#### [TASK REQUIREMENTS]
Set down the listing below verbatim, but only from its first line through the line containing "0.28, 0.31, 0.35, 0.43, 0.5, 0.6, 0.66]".

#### [DATA EXTRACT]
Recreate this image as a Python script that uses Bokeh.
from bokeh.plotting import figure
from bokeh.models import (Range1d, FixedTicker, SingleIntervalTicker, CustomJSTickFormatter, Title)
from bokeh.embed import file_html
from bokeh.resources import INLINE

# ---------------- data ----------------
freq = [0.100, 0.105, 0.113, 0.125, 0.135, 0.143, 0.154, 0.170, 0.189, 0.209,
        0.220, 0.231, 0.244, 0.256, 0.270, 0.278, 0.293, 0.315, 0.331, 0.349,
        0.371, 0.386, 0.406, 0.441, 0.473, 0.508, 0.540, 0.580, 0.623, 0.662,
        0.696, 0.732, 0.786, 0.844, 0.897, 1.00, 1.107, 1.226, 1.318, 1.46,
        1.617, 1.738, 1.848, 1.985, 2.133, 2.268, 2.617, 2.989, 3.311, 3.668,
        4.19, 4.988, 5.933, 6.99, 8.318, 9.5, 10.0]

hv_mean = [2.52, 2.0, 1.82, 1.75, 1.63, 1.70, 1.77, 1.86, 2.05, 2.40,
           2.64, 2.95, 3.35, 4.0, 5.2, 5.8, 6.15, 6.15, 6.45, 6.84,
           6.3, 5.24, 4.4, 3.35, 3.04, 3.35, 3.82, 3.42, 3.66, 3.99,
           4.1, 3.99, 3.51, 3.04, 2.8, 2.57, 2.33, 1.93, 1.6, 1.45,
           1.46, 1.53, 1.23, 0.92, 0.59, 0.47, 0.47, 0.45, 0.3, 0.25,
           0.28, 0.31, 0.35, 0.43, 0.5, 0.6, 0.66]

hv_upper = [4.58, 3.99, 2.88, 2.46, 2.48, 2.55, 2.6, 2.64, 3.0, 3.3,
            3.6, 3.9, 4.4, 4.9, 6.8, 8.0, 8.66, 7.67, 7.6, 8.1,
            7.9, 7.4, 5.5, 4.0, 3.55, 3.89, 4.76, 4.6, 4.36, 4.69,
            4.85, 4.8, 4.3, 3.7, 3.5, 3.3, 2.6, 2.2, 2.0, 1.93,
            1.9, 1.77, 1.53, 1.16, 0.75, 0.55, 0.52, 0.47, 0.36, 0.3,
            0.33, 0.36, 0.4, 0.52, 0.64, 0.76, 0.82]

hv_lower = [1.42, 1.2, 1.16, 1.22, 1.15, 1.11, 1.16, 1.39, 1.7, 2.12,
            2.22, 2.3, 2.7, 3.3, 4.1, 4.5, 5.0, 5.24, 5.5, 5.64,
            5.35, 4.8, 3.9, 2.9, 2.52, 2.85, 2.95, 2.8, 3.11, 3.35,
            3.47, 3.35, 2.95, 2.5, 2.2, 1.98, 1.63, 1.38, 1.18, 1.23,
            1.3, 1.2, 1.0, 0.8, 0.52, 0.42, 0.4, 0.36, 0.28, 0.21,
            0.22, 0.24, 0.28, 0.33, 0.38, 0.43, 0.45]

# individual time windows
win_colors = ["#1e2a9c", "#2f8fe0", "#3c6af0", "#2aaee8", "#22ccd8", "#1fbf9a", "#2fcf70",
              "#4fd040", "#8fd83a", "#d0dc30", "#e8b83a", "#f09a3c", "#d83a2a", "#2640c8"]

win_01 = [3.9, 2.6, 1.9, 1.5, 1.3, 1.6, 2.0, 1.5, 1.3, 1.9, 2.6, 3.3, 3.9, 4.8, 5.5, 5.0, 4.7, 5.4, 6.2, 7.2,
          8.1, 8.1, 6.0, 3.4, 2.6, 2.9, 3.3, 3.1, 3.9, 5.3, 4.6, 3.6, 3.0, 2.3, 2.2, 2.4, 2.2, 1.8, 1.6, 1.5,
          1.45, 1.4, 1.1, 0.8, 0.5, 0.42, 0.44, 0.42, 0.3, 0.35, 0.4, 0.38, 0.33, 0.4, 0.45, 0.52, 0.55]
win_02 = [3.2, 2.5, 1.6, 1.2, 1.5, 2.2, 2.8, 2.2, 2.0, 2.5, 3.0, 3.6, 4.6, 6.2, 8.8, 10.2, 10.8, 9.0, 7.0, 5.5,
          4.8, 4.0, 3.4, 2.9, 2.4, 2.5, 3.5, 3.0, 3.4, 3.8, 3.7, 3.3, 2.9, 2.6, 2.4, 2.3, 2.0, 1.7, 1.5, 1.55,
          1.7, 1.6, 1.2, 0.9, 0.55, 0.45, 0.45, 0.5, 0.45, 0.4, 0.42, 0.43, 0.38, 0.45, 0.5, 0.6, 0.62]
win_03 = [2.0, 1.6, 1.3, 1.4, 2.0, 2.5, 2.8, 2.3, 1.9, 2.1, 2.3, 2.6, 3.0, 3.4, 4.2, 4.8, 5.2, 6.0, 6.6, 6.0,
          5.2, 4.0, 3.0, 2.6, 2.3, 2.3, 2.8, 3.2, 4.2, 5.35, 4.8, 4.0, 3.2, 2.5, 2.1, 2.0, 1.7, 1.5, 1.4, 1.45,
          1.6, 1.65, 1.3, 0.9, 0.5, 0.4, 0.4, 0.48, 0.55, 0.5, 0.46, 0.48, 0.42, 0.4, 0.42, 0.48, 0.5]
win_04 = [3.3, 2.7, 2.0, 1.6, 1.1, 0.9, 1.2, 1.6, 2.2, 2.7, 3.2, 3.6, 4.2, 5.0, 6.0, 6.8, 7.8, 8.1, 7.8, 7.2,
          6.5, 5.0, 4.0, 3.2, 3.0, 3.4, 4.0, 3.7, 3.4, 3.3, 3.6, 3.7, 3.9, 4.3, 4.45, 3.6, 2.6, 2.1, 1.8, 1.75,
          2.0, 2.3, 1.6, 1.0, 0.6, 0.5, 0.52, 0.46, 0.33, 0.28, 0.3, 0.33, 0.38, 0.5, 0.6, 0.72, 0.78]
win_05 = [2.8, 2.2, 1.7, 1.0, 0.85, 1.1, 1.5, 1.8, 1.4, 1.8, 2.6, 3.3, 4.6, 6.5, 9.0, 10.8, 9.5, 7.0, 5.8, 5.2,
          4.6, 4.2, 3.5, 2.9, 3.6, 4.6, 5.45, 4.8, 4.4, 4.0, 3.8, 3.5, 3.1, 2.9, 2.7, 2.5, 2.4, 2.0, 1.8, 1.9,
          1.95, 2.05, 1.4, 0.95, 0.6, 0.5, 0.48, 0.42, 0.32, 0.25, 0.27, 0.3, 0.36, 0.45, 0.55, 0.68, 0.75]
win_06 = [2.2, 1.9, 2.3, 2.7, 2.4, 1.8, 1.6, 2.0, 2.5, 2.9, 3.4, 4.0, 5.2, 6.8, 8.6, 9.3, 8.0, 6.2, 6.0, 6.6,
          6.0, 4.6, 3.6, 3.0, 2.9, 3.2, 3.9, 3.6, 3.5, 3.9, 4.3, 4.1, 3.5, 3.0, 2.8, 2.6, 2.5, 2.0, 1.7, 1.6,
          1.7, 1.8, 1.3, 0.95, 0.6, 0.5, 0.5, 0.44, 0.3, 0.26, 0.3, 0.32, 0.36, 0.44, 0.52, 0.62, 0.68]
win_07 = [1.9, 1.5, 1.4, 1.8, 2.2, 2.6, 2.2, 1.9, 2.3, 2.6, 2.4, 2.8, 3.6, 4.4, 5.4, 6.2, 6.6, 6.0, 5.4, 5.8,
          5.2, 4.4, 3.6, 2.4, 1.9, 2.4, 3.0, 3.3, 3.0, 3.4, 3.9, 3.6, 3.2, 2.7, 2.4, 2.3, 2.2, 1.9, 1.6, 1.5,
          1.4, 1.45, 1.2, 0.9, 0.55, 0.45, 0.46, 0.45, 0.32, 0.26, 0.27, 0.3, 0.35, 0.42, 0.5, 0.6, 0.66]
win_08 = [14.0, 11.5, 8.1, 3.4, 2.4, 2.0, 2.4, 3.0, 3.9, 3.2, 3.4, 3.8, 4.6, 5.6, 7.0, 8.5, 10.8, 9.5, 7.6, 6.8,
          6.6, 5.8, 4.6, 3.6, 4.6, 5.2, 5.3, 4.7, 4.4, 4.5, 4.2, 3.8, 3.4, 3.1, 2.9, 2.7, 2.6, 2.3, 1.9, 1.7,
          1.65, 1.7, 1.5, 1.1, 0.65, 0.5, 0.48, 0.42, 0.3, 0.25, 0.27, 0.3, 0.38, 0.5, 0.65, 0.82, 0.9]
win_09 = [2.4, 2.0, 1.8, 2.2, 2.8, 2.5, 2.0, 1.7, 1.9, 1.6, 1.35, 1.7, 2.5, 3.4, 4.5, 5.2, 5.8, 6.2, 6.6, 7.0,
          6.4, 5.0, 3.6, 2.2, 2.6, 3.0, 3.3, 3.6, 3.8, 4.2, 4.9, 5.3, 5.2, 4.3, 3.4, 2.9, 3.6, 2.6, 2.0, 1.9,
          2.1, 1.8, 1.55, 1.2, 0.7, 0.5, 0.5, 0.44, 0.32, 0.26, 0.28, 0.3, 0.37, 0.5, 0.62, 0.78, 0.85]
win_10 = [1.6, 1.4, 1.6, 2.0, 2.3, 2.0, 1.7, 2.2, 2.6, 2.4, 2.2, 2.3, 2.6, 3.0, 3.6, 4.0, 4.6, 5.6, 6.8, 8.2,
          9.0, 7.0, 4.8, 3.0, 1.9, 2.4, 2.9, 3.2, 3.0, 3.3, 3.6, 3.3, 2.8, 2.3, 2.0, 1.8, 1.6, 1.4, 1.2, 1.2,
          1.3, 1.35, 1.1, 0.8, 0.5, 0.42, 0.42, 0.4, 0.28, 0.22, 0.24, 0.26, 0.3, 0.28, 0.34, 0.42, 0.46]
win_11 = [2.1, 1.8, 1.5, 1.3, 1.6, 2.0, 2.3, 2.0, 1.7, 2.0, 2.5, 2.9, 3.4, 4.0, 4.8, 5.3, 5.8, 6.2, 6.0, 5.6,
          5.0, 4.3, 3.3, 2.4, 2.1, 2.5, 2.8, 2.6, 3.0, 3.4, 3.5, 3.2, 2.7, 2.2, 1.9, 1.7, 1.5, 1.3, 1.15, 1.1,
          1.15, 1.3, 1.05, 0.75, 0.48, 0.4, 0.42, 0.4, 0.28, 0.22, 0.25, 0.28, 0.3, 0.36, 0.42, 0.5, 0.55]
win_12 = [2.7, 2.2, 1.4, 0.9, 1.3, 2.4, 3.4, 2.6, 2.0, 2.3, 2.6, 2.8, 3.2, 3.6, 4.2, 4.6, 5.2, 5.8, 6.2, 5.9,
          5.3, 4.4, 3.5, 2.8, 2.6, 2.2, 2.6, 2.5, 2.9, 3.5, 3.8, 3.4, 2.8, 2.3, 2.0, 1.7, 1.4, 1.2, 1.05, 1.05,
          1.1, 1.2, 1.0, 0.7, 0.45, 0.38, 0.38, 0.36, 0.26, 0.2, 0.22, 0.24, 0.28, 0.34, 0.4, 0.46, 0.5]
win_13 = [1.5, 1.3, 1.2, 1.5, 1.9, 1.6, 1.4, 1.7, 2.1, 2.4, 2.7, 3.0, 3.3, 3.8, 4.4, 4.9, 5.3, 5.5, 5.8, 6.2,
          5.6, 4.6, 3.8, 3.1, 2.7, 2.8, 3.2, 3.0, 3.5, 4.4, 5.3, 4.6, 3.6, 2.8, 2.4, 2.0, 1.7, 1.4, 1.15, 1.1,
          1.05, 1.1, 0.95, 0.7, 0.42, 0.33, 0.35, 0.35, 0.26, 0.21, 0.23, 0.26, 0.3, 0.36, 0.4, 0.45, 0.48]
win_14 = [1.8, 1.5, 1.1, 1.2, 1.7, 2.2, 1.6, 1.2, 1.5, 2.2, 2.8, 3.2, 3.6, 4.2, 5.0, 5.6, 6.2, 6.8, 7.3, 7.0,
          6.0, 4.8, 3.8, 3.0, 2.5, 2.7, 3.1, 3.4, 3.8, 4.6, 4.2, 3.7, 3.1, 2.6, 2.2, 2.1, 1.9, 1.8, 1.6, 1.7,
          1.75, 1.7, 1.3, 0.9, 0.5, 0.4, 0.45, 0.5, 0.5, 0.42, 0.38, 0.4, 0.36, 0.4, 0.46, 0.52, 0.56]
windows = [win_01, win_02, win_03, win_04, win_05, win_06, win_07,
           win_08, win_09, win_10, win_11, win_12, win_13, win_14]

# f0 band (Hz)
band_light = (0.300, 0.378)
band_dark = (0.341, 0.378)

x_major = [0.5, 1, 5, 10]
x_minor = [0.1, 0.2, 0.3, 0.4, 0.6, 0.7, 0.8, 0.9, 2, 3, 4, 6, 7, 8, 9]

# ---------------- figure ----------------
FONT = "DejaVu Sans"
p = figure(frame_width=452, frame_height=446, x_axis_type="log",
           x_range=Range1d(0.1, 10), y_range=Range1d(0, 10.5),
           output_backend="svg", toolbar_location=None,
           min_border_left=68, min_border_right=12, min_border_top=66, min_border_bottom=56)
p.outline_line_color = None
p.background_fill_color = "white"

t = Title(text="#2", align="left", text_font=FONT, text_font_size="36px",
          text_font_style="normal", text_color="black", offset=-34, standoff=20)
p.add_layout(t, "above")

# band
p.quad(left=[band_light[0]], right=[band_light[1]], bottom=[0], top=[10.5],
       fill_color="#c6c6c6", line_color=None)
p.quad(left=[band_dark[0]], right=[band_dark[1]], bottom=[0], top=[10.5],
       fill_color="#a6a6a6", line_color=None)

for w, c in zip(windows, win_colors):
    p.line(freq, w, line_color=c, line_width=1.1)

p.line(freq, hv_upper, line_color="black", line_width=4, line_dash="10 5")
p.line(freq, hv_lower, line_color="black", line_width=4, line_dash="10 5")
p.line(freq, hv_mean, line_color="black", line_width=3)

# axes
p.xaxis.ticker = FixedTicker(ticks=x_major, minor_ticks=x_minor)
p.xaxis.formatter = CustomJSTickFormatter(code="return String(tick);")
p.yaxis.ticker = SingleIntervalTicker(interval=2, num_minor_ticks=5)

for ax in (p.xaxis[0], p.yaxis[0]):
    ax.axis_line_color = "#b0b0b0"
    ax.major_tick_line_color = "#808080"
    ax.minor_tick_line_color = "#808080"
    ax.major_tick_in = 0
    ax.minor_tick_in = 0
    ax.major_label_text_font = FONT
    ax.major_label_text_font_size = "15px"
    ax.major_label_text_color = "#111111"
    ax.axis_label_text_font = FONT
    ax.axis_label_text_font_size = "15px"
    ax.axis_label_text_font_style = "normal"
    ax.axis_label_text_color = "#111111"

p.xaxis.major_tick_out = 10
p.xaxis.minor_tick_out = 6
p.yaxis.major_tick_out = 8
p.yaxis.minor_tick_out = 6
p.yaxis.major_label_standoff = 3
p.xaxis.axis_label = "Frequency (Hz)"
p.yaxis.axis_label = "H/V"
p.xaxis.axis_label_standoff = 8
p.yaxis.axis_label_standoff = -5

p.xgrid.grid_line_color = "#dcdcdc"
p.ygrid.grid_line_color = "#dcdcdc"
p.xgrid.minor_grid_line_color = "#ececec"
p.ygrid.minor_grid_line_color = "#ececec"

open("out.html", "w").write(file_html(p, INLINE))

#### [TASK RESULT]
Recreate this image as a Python script that uses Bokeh.
from bokeh.plotting import figure
from bokeh.models import (Range1d, FixedTicker, SingleIntervalTicker, CustomJSTickFormatter, Title)
from bokeh.embed import file_html
from bokeh.resources import INLINE

# ---------------- data ----------------
freq = [0.100, 0.105, 0.113, 0.125, 0.135, 0.143, 0.154, 0.170, 0.189, 0.209,
        0.220, 0.231, 0.244, 0.256, 0.270, 0.278, 0.293, 0.315, 0.331, 0.349,
        0.371, 0.386, 0.406, 0.441, 0.473, 0.508, 0.540, 0.580, 0.623, 0.662,
        0.696, 0.732, 0.786, 0.844, 0.897, 1.00, 1.107, 1.226, 1.318, 1.46,
        1.617, 1.738, 1.848, 1.985, 2.133, 2.268, 2.617, 2.989, 3.311, 3.668,
        4.19, 4.988, 5.933, 6.99, 8.318, 9.5, 10.0]

hv_mean = [2.52, 2.0, 1.82, 1.75, 1.63, 1.70, 1.77, 1.86, 2.05, 2.40,
           2.64, 2.95, 3.35, 4.0, 5.2, 5.8, 6.15, 6.15, 6.45, 6.84,
           6.3, 5.24, 4.4, 3.35, 3.04, 3.35, 3.82, 3.42, 3.66, 3.99,
           4.1, 3.99, 3.51, 3.04, 2.8, 2.57, 2.33, 1.93, 1.6, 1.45,
           1.46, 1.53, 1.23, 0.92, 0.59, 0.47, 0.47, 0.45, 0.3, 0.25,
           0.28, 0.31, 0.35, 0.43, 0.5, 0.6, 0.66]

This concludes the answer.